Un ulteriore motivo per cui questo numero speciale è importante è dato dal fatto che, nel momento in cui analizza le disuguaglianze, traspare – pur senza venire nominato espressamente – il tema della complessità che connatura il razzismo e l’ingiustizia ambientale. Complessità data dal tenere assieme nodi apparentemente lontani – razzismo, inquinamento ambientale, salute pubblica – che riguardano, più o meno direttamente, anche la vita quotidiana e che converge in quella che Edgar Morin ha definito come policrisi[4]. Con essa si devono confrontare la politica e le scelte di investimento, le quali però paiono cieche verso le zone di sacrificio “verde”, che diventano il bersaglio di investimenti produttivi nocivi volti ad ottenere e sfruttare le risorse umane e ambientali necessarie alla transizione. Tale cecità rischia di alimentare ulteriormente il privilegio ambientale dei pochi che possono permettersi di vivere in ambienti salubri.

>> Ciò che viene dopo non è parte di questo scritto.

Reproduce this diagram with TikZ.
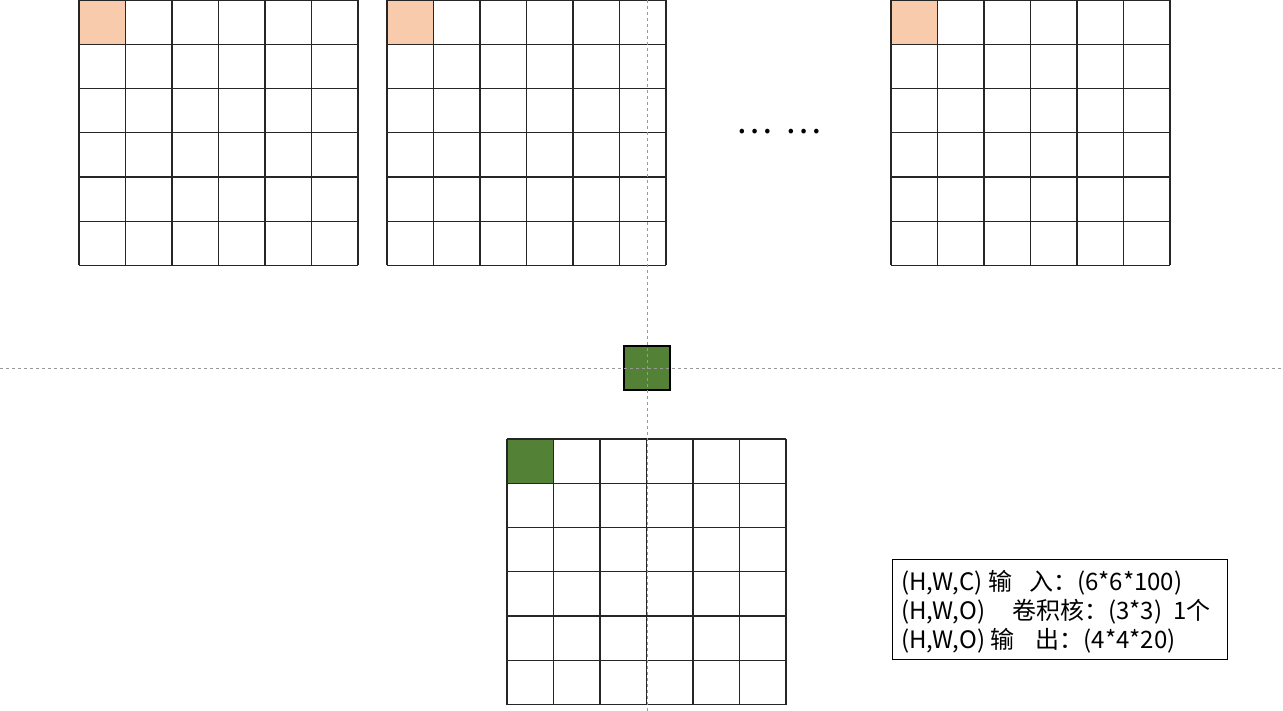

In conclusione, Razzismo, Ambiente, Salute arricchisce uno spazio di riflessione su una tema più che mai attuale e delinea una matrice data dagli incroci letali di razzismo ambientale, pandemia e crisi ecologico-sociale. Pur concentrandosi prevalentemente sulle conseguenze sulla salute delle popolazioni di colore, il lavoro curato da Fabio Perocco e Francesca Rosignoli offre delle lenti che permettono di cogliere alcune delle contraddizioni centrali del tempo in cui viviamo. Spesso queste ultime sono celate da discorsi dominanti e dalla logica emergenziale che governa la transizione energetica, estromettendo l’altra parte della luna, cioè senza tenere in debita considerazione il punto di vista delle comunità locali, delle categorie marginalizzate e dei gruppi “lasciati indietro”.
[1] Eileen McGurty, From NIMBY to Civil Rights. The Origins of the Environmental Justice Movement, «Environmental History», 2(3), (1997), pp. 301-323.
[2] Laura Pulido, A Critical Review of the Methodology of Environmental Racism Research, «Antipode», 28(2), (1996), pp. 142-159.
[3] UN-HRC, The right to a clean, healthy and sustainable environment: non-toxic environment. Report of the Special Rapporteur on the issue of human rights obligations relating to the enjoyment of a safe, clean, healthy and sustainable environment, 12 gennaio 2022.
[4] Edgar Morin, Homeland Earth. A manifesto for the New Millennium, Hampton Press, New York 1999.